Вместо ответа Настя провела ногтем по его руке вверх, к плечу. От этого прикосновения у Жеки встопорщились волоски на шее. Он перехватил ладонь девушки и поднес к губам. Произнес:
– Надо искать новое жилье.
– Не останешься в отеле? – спросила Настя.
– Дорого, – ответил Жека. – Поищу какой-нибудь хостел, что ли.
– Слушай, – Настя приподнялась на локте, – а переезжай к нам с Лукасом в Пайп. У нас же две комнаты. Маленькие, но две. Поселим тебя в одной. Раскладное кресло свободно.
– В этом есть известное изящество, – сказал Жека. – Вы – в ЗАГС, Хоботов – в монастырь… И дешевле, чем помочь мне деньгами на отель. А что Лукас? Он что скажет?
– «Хэллоу, Жека!», наверное.
– Высокие отношения…
– Нормальные! Для духовных людей… Я позвоню ему. Обрадую.
– Ты скажи, что живут не для радости, а для совести… Настя, да подожди… – Жека сел на кровати, потер колючий подбородок. Подумал, что Анникки, наверное, еще где-то в воздухе над Европой. – Ты это сейчас серьезно? Я решил, ты шутишь… Думаешь, я поеду? Буду спать на кресле-кровати, пока вы в соседней комнате делаете детей?
– Я вчера опять у врача на приеме была. Мне снова сказали… – девушка поднялась с постели, прошла, ступая по скрипучим паркетным доскам, достала из холодильника и с коротким шипением открыла банку лимонада. – Уже третий по счету врач… Своих детей у меня не будет. Это к вопросу о том, чтобы их делать.
– Извини. Не знаю, как и реагировать. Ты ведь хотела…
– Помолчи лучше.
– Лучше давай спустимся в этот «Lux».
Через три часа, хорошо поднабравшись, они ехали на трамвае в ДеПайп. Глазели на подсвеченный в декабрьской темноте Рейксмузеум, в безлюдных залах которого скучали картины Рембрандта и да Винчи.
– Провожу тебя и поеду в отель, – говорил Жека, видимо пытаясь убедить в этом себя самого.
Он поднялся с девушкой до дверей ее квартиры. Целомудренно подержал за локоть.

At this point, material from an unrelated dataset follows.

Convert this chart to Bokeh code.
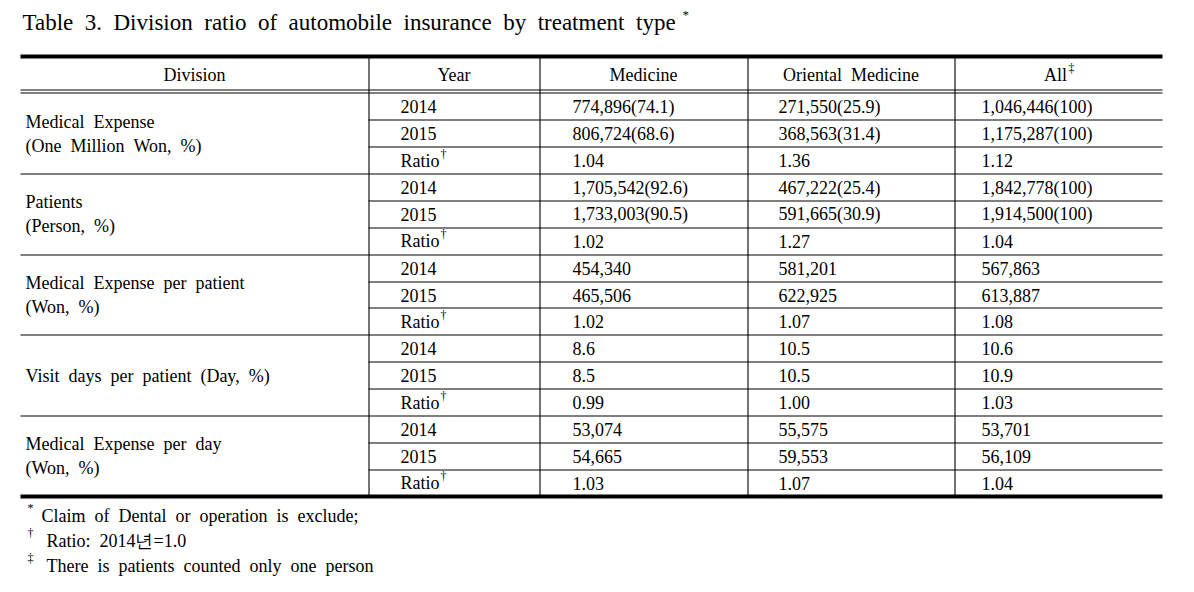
from bokeh.plotting import figure
from bokeh.models import Range1d, ColumnDataSource
from bokeh.core.properties import value
from bokeh.embed import file_html
from bokeh.resources import INLINE

NB = "\u00a0"

title = "Table 3. Division ratio of automobile insurance by treatment type"
headers = ["Division", "Year", "Medicine", "Oriental Medicine", "All"]
divisions = [
    ["Medical Expense", "(One Million Won, %)"],
    ["Patients", "(Person, %)"],
    ["Medical Expense per patient", "(Won, %)"],
    ["Visit days per patient (Day, %)"],
    ["Medical Expense per day", "(Won, %)"],
]
years = ["2014", "2015", "Ratio"]
medicine = ["774,896(74.1)", "806,724(68.6)", "1.04",
            "1,705,542(92.6)", "1,733,003(90.5)", "1.02",
            "454,340", "465,506", "1.02",
            "8.6", "8.5", "0.99",
            "53,074", "54,665", "1.03"]
oriental = ["271,550(25.9)", "368,563(31.4)", "1.36",
            "467,222(25.4)", "591,665(30.9)", "1.27",
            "581,201", "622,925", "1.07",
            "10.5", "10.5", "1.00",
            "55,575", "59,553", "1.07"]
all_col = ["1,046,446(100)", "1,175,287(100)", "1.12",
           "1,842,778(100)", "1,914,500(100)", "1.04",
           "567,863", "613,887", "1.08",
           "10.6", "10.9", "1.03",
           "53,701", "56,109", "1.04"]
footnotes = [("*", "Claim of Dental or operation is exclude;"),
             ("\u2020", "Ratio: 2014\ub144=1.0"),
             ("\u2021", "There is patients counted only one person")]

def wide(s):
    return s.replace(" ", " " + NB)

# layout (page pixel coordinates)
col_edges = [20, 368, 539, 747, 954, 1162]
top_y = 56
head_y1, head_y2 = 89.5, 92.5
row_top = 93
row_h = 26.87
n_rows = len(medicine)
bottom_y = 496

FONT = value("Liberation Serif")
BODY = "18px"

p = figure(width=1178, height=576, output_backend="svg", toolbar_location=None,
           x_range=Range1d(0, 1178), y_range=Range1d(576, 0),
           x_axis_location=None, y_axis_location=None, min_border=0)
p.grid.visible = False
p.outline_line_color = None
p.background_fill_color = "white"
p.border_fill_color = "white"

def crisp(y):
    return int(y) + 0.5

# thick rules
p.segment(x0=[col_edges[0]] * 2, y0=[top_y, bottom_y], x1=[col_edges[-1]] * 2,
          y1=[top_y, bottom_y], line_width=4, line_color="black")
# header double rule
p.segment(x0=[col_edges[0]] * 2, y0=[head_y1, head_y2], x1=[col_edges[-1]] * 2,
          y1=[head_y1, head_y2], line_width=1.2, line_color="black")
# row rules
x0s, x1s, ys = [], [], []
for k in range(1, n_rows):
    y = crisp(row_top + row_h * k)
    x0s.append(col_edges[0] if k % 3 == 0 else col_edges[1])
    x1s.append(col_edges[-1])
    ys.append(y)
p.segment(x0=x0s, y0=ys, x1=x1s, y1=ys, line_width=1.1, line_color="black")
# vertical rules
vx = [c + 0.5 for c in col_edges[1:-1]]
p.segment(x0=vx, y0=[top_y] * len(vx), x1=vx, y1=[bottom_y] * len(vx),
          line_width=1.1, line_color="black")

def put(xs, ys, texts, align="left", size=BODY, color="black"):
    src = ColumnDataSource(dict(x=xs, y=ys, t=texts))
    p.text(x="x", y="y", text="t", source=src, text_align=align,
           text_baseline="middle", text_font=FONT, text_font_size=size,
           text_color=color)

# title
put([22], [22], [wide(title)], size="23px")
put([682], [14], ["*"], size="13px")

# headers
centers = [(col_edges[i] + col_edges[i + 1]) / 2 for i in range(5)]
hy = 74.5
put(centers[:4], [hy] * 4, [wide(h) for h in headers[:4]], align="center")
put([centers[4] - 3], [hy], [headers[4]], align="center")
put([centers[4] + 10], [hy - 7], ["\u2021"], size="12px")

# rows
row_c = [row_top + row_h * (i + 0.5) for i in range(n_rows)]
yr = [years[i % 3] for i in range(n_rows)]
put([400] * n_rows, row_c, yr)
ratio_y = [row_c[i] - 7 for i in range(n_rows) if i % 3 == 2]
put([440] * len(ratio_y), ratio_y, ["\u2020"] * len(ratio_y), size="12px")
put([572] * n_rows, row_c, medicine)
put([778] * n_rows, row_c, oriental)
put([981] * n_rows, row_c, all_col)

# division labels
dx, dy, dt = [], [], []
for g, lines in enumerate(divisions):
    gc = row_top + row_h * (3 * g + 1.5)
    if len(lines) == 1:
        offs = [0]
    else:
        offs = [-12, 12]
    for o, t in zip(offs, lines):
        dx.append(25)
        dy.append(gc + o)
        dt.append(wide(t))
put(dx, dy, dt)

# footnotes
fy = [515, 540, 565]
fx = [41, 46, 46]
put([27] * 3, [f - 8 for f in fy], [s for s, _ in footnotes], size="12px")
put(fx, fy, [wide(t) for _, t in footnotes])

open("out.html", "w").write(file_html(p, INLINE))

– Все, мне пора! А то увидит еще этот твой профессор из Дании. Хиппи лохматый!
В квартире у Насти было тепло и сумрачно, потому что горели только бра в комнатах. Лукас с косяком сидел на стуле, через подключенные к ноутбуку колонки играла классическая музыка.
– Хэй! – дружелюбно помахал он рукой Жеке.
Тот кивнул.
– Проходи на кухню, – сказала Настя. – Я сейчас.